Gigabit broadband: First areas to benefit announced

The government has announced the first stages of its plans to get superfast broadband to the majority of homes in the UK.

Originally it had promised to roll out gigabit-speed broadband to every home in Britain by 2025 but that was reduced to 85% coverage in November.

The budget remains at £5bn - but only £2.1bn of that will be made available up to 2024.

The infrastructure build should start in 2022, the government said.

The first to benefit will be homes and businesses in Cambridgeshire, Cornwall, Cumbria, Dorset, Durham, Essex, Northumberland, South Tyneside and Tees Valley.

The next areas are expected to be Norfolk, Shropshire, Suffolk, Worcestershire, Hampshire and the Isle of Wight.

A former voucher scheme is also being relaunched to provide more immediate help to those struggling with poor broadband coverage, with up to £210m being made available.

It is expected that commercial deployments of gigabit-capable fibre networks will reach more than 70% of premises by the end of 2025, without government intervention.

The government has said that reaching the final 1% of homes in very remote areas could be prohibitively expensive.

Prime Minister Boris Johnson described Project Gigabit as "the rocket boost that we need to get lightning-fast broadband to all areas of the country".

The trade organisation techUK has also welcomed the news.

Yesterday BT said it would "build like fury" to roll out full-fibre internet connections, following new rules announced by the UK's telecoms regulator Ofcom.

The major broadband networks have been pressing the government to make clear how it planned to allocate the public money it's set aside for Project Gigabit, so they'll be relieved to get some detail.

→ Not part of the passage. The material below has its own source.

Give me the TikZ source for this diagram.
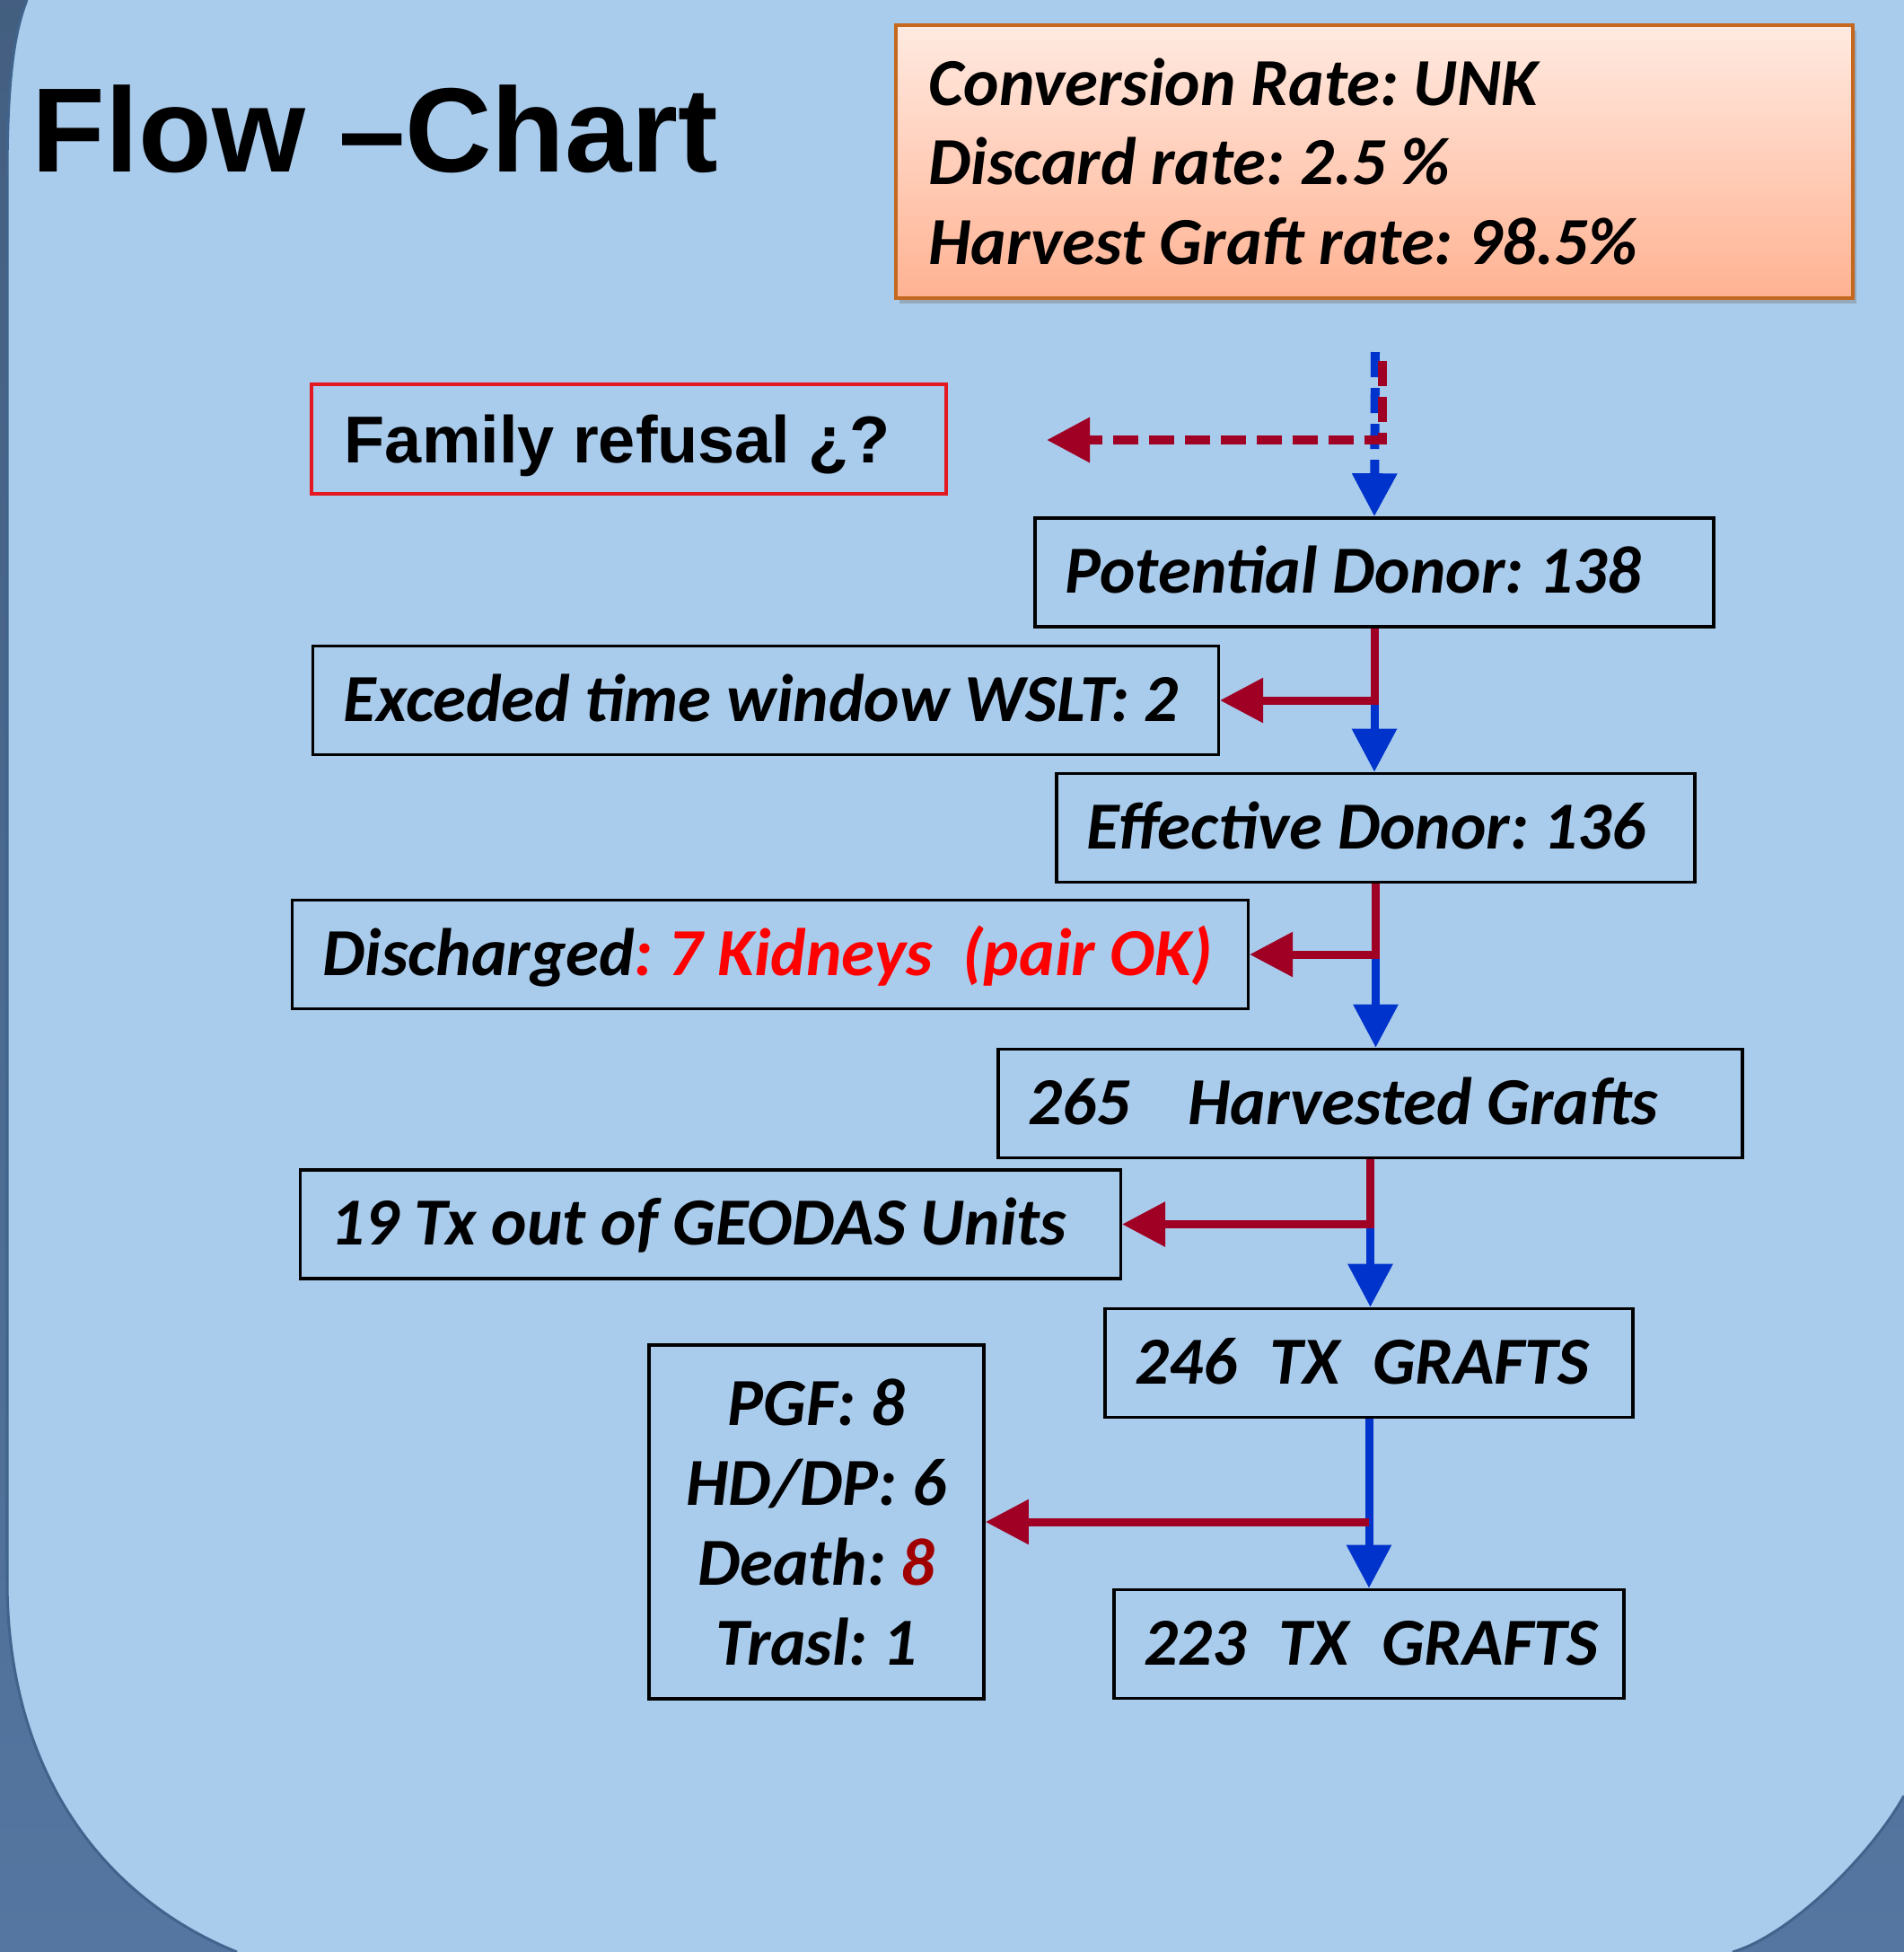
\documentclass[tikz,border=0pt]{standalone}
\usepackage{fontspec}
\setmainfont{Carlito}
\newfontfamily\arialfont{Liberation Sans}
\usetikzlibrary{arrows.meta,shadows}

\definecolor{fons}{RGB}{169,203,236}
\definecolor{marc}{RGB}{84,118,160}
\definecolor{vora}{RGB}{64,100,140}
\definecolor{fletxavermella}{RGB}{160,0,35}
\definecolor{fletxablava}{RGB}{0,51,204}
\definecolor{taronjaclar}{RGB}{255,234,225}
\definecolor{taronjafosc}{RGB}{255,178,146}
\definecolor{voretaronja}{RGB}{196,104,32}
\definecolor{vermellmort}{RGB}{160,0,0}

\newcommand{\lletra}{\fontsize{21.3}{25.3}\selectfont\bfseries\itshape\frenchspacing}

\tikzset{
  caixa/.style={draw=black, line width=1pt, align=flush left, text width=#1,
    inner xsep=0.34cm, inner ysep=0pt, minimum height=1.21cm,
    text height=0.5cm, text depth=0.04cm, font=\lletra},
  blau/.style={draw=fletxablava, line width=0.09cm,
    -{Triangle[length=0.48cm,width=0.48cm]}},
  vermell/.style={draw=fletxavermella, line width=0.09cm,
    -{Triangle[length=0.48cm,width=0.48cm]}},
  discontinua/.style={dash pattern=on 0.28cm off 0.12cm, line width=0.1cm}
}

\begin{document}
\begin{tikzpicture}[x=0.01cm, y=-0.01cm]
    \useasboundingbox (0,0) rectangle (2121,2174);

    % FONS DE LA DIAPOSITIVA
    \shade[top color=marc!80!black, bottom color=marc] (0,0) rectangle (2121,2174);
    \fill[fons] (30,0) .. controls (14,40) and (8,100) .. (8,200) -- (8,1760)
        .. controls (8,1990) and (130,2120) .. (264,2174) -- (1930,2174)
        .. controls (1995,2155) and (2085,2065) .. (2121,2000) -- (2121,0) -- cycle;
    \draw[vora, line width=0.03cm] (30,0) .. controls (14,40) and (8,100) .. (8,200) -- (8,1760)
        .. controls (8,1990) and (130,2120) .. (264,2174);
    \draw[vora, line width=0.03cm] (1930,2174) .. controls (1995,2155) and (2085,2065) .. (2121,2000);

    % TITOL
    \node[anchor=base west, inner sep=0pt, font=\arialfont\bfseries\fontsize{38}{40}\selectfont] (titol) at (35,191) {Flow –Chart};

    % QUADRE DE TAXES
    \node[draw=voretaronja, line width=1.2pt, top color=taronjaclar, bottom color=taronjafosc,
          drop shadow={shadow xshift=0.04cm, shadow yshift=-0.06cm, opacity=0.45},
          align=flush left, text width=9.92cm, inner xsep=0.37cm, minimum height=3.04cm, font=\lletra] (taxes) at (1531,180)
        {Conversion Rate: UNK\\Discard rate: 2.5 \%\\Harvest Graft rate: 98.5\%};

    % CAIXES DEL FLUX
    \node[draw={rgb,255:red,228;green,24;blue,32}, line width=1pt, align=flush left, text width=6.33cm,
          inner xsep=0.37cm, inner ysep=0pt, minimum height=1.22cm, text height=0.56cm, text depth=0.03cm,
          font=\arialfont\bfseries\fontsize{21}{25}\selectfont] (familia) at (700.5,489) {Family refusal ¿?};
    \node[caixa=6.88cm] (pd) at (1531,637.5) {\mbox{Potential Donor: 138}};
    \node[caixa=9.40cm] (temps) at (853,780) {\mbox{Exceded time window WSLT: 2}};
    \node[caixa=6.43cm] (ed) at (1532.5,922) {\mbox{Effective Donor: 136}};
    \node[caixa=9.96cm] (descart) at (858,1063) {\mbox{Discharged{\color{red}: 7 Kidneys\ \ (pair OK)}}};
    \node[caixa=7.61cm] (hg) at (1526.5,1229) {\mbox{265\hspace{0.64cm}Harvested Grafts}};
    \node[caixa=8.45cm] (geodas) at (791.5,1363.5) {\mbox{19 Tx out of GEODAS Units}};
    \node[caixa=5.20cm] (tx1) at (1525,1518) {\mbox{246\hspace{0.36cm}TX\hspace{0.36cm}GRAFTS}};
    \node[caixa=5.00cm] (tx2) at (1525,1831) {\mbox{223\hspace{0.36cm}TX\hspace{0.36cm}GRAFTS}};
    \node[draw=black, line width=1pt, align=center, minimum width=3.73cm, minimum height=3.94cm,
          inner sep=0pt, font=\lletra] (perdues) at (909.5,1695)
        {PGF: 8\\HD/DP: 6\\Death: {\color{vermellmort}8}\\Trasl: 1};

    % FLETXES DISCONTINUES (entrada)
    \coordinate (entrada) at (1532,392);
    \coordinate (rinici) at (1540,402);
    \coordinate (rfi) at (1166,490);
    \draw[blau, discontinua] (entrada) -- (pd.north);
    \draw[vermell, discontinua] (rinici) |- (rfi);

    % FLETXES BLAVES (pas al seguent nivell)
    \foreach \a/\b in {pd/ed, ed/hg, hg/tx1, tx1/tx2}
        \draw[blau] (\a.south) -- (\a.south |- \b.north);

    % FLETXES VERMELLES (perdues)
    \foreach \a/\b in {pd/temps, ed/descart, hg/geodas}
        \draw[vermell] (\a.south) |- (\b.east);
    \draw[vermell] (tx1.south |- perdues.east) -- (perdues.east);

\end{tikzpicture}
\end{document}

But it's still clear that the plan to put rural Britain in the broadband fast lane is behind schedule.

At the 2019 election, the manifesto promise was to give every home and business a Gigabit connection by the end of 2025. Last November that target was cut to 85% of premises, with just £1.5bn available in the short term.

Now that money is beginning to flow, but with Openreach's chief executive emphasising the need for speedy decisions, it seems there's not complete confidence that even the more limited target will be hit.